Watches in the Night, by Rueben P. Job
I grew up on a farm on the North Dakota prairie that was gripped by great economic depression and the climate extremes of the dust bowl years. During that period abandoned farms seemed to be everywhere on the rolling hills of many of the Great Plains states. Many of our neighbors were forced to give up their land and their homes but some families remained and were able to raise enough food to survive. Our family was one of those fortunate ones that had a deep well that did not run dry. This deep well was pumped by a windmill with an eight-foot wheel mounted on a tall tower. The power of the wind lifted fresh and cold water from within the earth, sustaining a large garden, trees, livestock, and of course, our family.
When the wind was strong it pushed the giant wheel into position to receive the full power needed to lift the water from deep in the earth.
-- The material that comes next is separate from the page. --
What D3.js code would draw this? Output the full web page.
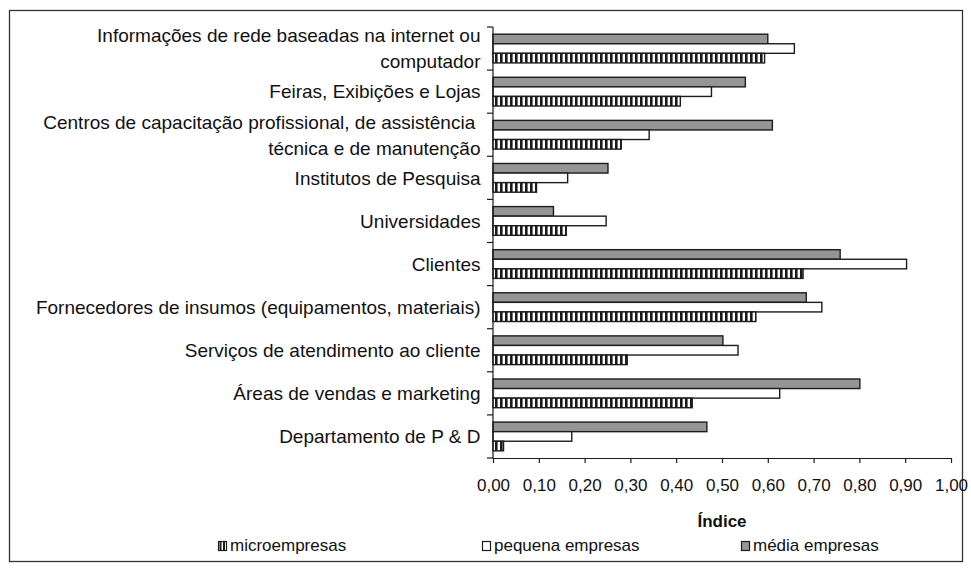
<!DOCTYPE html>
<html>
<head>
<meta charset="utf-8">
<script src="https://cdn.jsdelivr.net/npm/d3@7"></script>
<style>
  html, body { margin: 0; padding: 0; background: #fff; }
  svg { display: block; font-family: "Liberation Sans", Arial, sans-serif; }
</style>
</head>
<body>
<svg id="chart" width="971" height="570"></svg>
<script>
// Categories, top to bottom; "\n" marks a wrapped label line
const categories = [
  "Informações de rede baseadas na internet ou\ncomputador",
  "Feiras, Exibições e Lojas ",
  "Centros de capacitação profissional, de assistência \ntécnica e de manutenção",
  "Institutos de Pesquisa ",
  "Universidades",
  "Clientes ",
  "Fornecedores de insumos (equipamentos, materiais)",
  "Serviços de atendimento ao cliente",
  "Áreas de vendas e marketing",
  "Departamento de P & D"
];

// Índice per company size
const microempresas = [0.593, 0.409, 0.280, 0.095, 0.160, 0.677, 0.574, 0.293, 0.435, 0.023];
const pequenaEmpresas = [0.658, 0.477, 0.341, 0.163, 0.247, 0.903, 0.718, 0.535, 0.626, 0.172];
const mediaEmpresas = [0.600, 0.551, 0.610, 0.251, 0.132, 0.758, 0.684, 0.502, 0.801, 0.467];

const seriesKeys = ["media", "pequena", "micro"];
const seriesNames = { micro: "microempresas", pequena: "pequena empresas", media: "média empresas" };
const seriesValues = { micro: microempresas, pequena: pequenaEmpresas, media: mediaEmpresas };
const legendOrder = ["micro", "pequena", "media"];

const xTicks = [0, 0.1, 0.2, 0.3, 0.4, 0.5, 0.6, 0.7, 0.8, 0.9, 1.0];
const xTitle = "Índice";

const svg = d3.select("#chart");
const ink = "#1c1c1c";

// hatch for the micro series: vertical dark stripes
const defs = svg.append("defs");
const pat = defs.append("pattern")
  .attr("id", "vstripes")
  .attr("patternUnits", "userSpaceOnUse")
  .attr("width", 5).attr("height", 10);
pat.append("rect").attr("width", 5).attr("height", 10).attr("fill", "#fff");
pat.append("rect").attr("x", 0).attr("width", 2.6).attr("height", 10).attr("fill", "#1a1a1a");

const fills = { media: "#959595", pequena: "#ffffff", micro: "url(#vstripes)" };

// outer frame
svg.append("rect")
  .attr("x", 9.5).attr("y", 10.5)
  .attr("width", 953).attr("height", 551)
  .attr("fill", "none").attr("stroke", "#333").attr("stroke-width", 1.3);

const plot = { left: 493, right: 951, top: 27, bottom: 458 };

const x = d3.scaleLinear().domain([0, 1]).range([plot.left, plot.right]);
const y = d3.scaleBand().domain(categories).range([plot.top, plot.bottom]).paddingInner(0).paddingOuter(0);
const ySub = d3.scaleBand().domain(seriesKeys).range([0, y.bandwidth()]).paddingInner(0).paddingOuter(0.75);

// bars
const rows = categories.map((c, i) => ({ cat: c, i }));
const groups = svg.append("g").selectAll("g")
  .data(rows).join("g")
  .attr("transform", d => `translate(0,${y(d.cat)})`);

groups.selectAll("rect")
  .data(d => seriesKeys.map(k => ({ key: k, value: seriesValues[k][d.i] })))
  .join("rect")
  .attr("x", x(0))
  .attr("y", d => ySub(d.key))
  .attr("width", d => x(d.value) - x(0))
  .attr("height", ySub.bandwidth())
  .attr("fill", d => fills[d.key])
  .attr("stroke", ink)
  .attr("stroke-width", 1.4);

// x axis
const fmt = v => d3.format(".2f")(v).replace(".", ",");
const xAxis = svg.append("g")
  .attr("transform", `translate(0,${plot.bottom})`)
  .call(d3.axisBottom(x).tickValues(xTicks).tickFormat(fmt).tickSize(5).tickSizeOuter(0));
xAxis.select(".domain").attr("stroke", ink).attr("stroke-width", 1.2);
xAxis.selectAll(".tick line").attr("stroke", ink).attr("stroke-width", 1.2);
xAxis.selectAll(".tick text")
  .attr("fill", "#111")
  .attr("font-size", 17)
  .attr("font-family", "Liberation Sans, Arial, sans-serif")
  .attr("y", 21)
  .attr("dy", "0.71em");

// y axis line with ticks on category boundaries
const yAxis = svg.append("g");
yAxis.append("line")
  .attr("x1", x(0)).attr("x2", x(0))
  .attr("y1", plot.top).attr("y2", plot.bottom)
  .attr("stroke", ink).attr("stroke-width", 1.2);
const bounds = categories.map(c => y(c)).concat([plot.bottom]);
yAxis.selectAll("line.tick")
  .data(bounds).join("line")
  .attr("class", "tick")
  .attr("x1", x(0) - 6).attr("x2", x(0))
  .attr("y1", d => d).attr("y2", d => d)
  .attr("stroke", ink).attr("stroke-width", 1.2);

// category labels
const lineGap = 26;
const labels = svg.append("g")
  .attr("font-size", 19)
  .attr("fill", "#111")
  .attr("text-anchor", "end")
  .style("white-space", "pre");
labels.selectAll("text")
  .data(categories).join("text")
  .attr("transform", d => `translate(480.5,${y(d) + y.bandwidth() / 2 + 6.8})`)
  .each(function (d) {
    const parts = d.split("\n");
    const t = d3.select(this);
    const offset = -(parts.length - 1) * lineGap / 2;
    parts.forEach((p, j) => {
      t.append("tspan").attr("x", 0).attr("y", offset + j * lineGap).text(p);
    });
  });

// axis title
svg.append("text")
  .attr("x", (plot.left + plot.right) / 2)
  .attr("y", 527)
  .attr("text-anchor", "middle")
  .attr("font-size", 17)
  .attr("font-weight", "bold")
  .attr("fill", "#111")
  .text(xTitle);

// legend
const legendX = { micro: 218, pequena: 482, media: 741 };
const legend = svg.append("g").selectAll("g")
  .data(legendOrder).join("g")
  .attr("transform", k => `translate(${legendX[k]},541)`);
legend.append("rect")
  .attr("x", 0.5).attr("y", 0.5)
  .attr("width", 8).attr("height", 9)
  .attr("fill", k => k === "micro" ? "#fff" : fills[k])
  .attr("stroke", ink).attr("stroke-width", 1.2);
legend.filter(k => k === "micro").append("g")
  .selectAll("rect").data([1.5, 5]).join("rect")
  .attr("x", d => d).attr("y", 0.5).attr("width", 2).attr("height", 9).attr("fill", "#1a1a1a");
legend.append("text")
  .attr("x", 12).attr("y", 10)
  .attr("font-size", 17)
  .attr("fill", "#111")
  .text(k => seriesNames[k]);
</script>
</body>
</html>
When turned into the wind even a light breeze would pump water. But when the wind was just a gentle whisper it was not strong enough position the wheel so it could catch the full force required to pump water from underground. On such days I would watch my father climb the tall tower and turn the wheel until it faced the wind and then pull on the fans until they caught enough of the breeze to continue pumping that life-giving water.
The saints who have gone before us discovered how to position their lives in order to catch and appropriate the life-giving breath of God. They learned that they could survive and thrive even in the midst of seismic economic, climate, and cultural changes.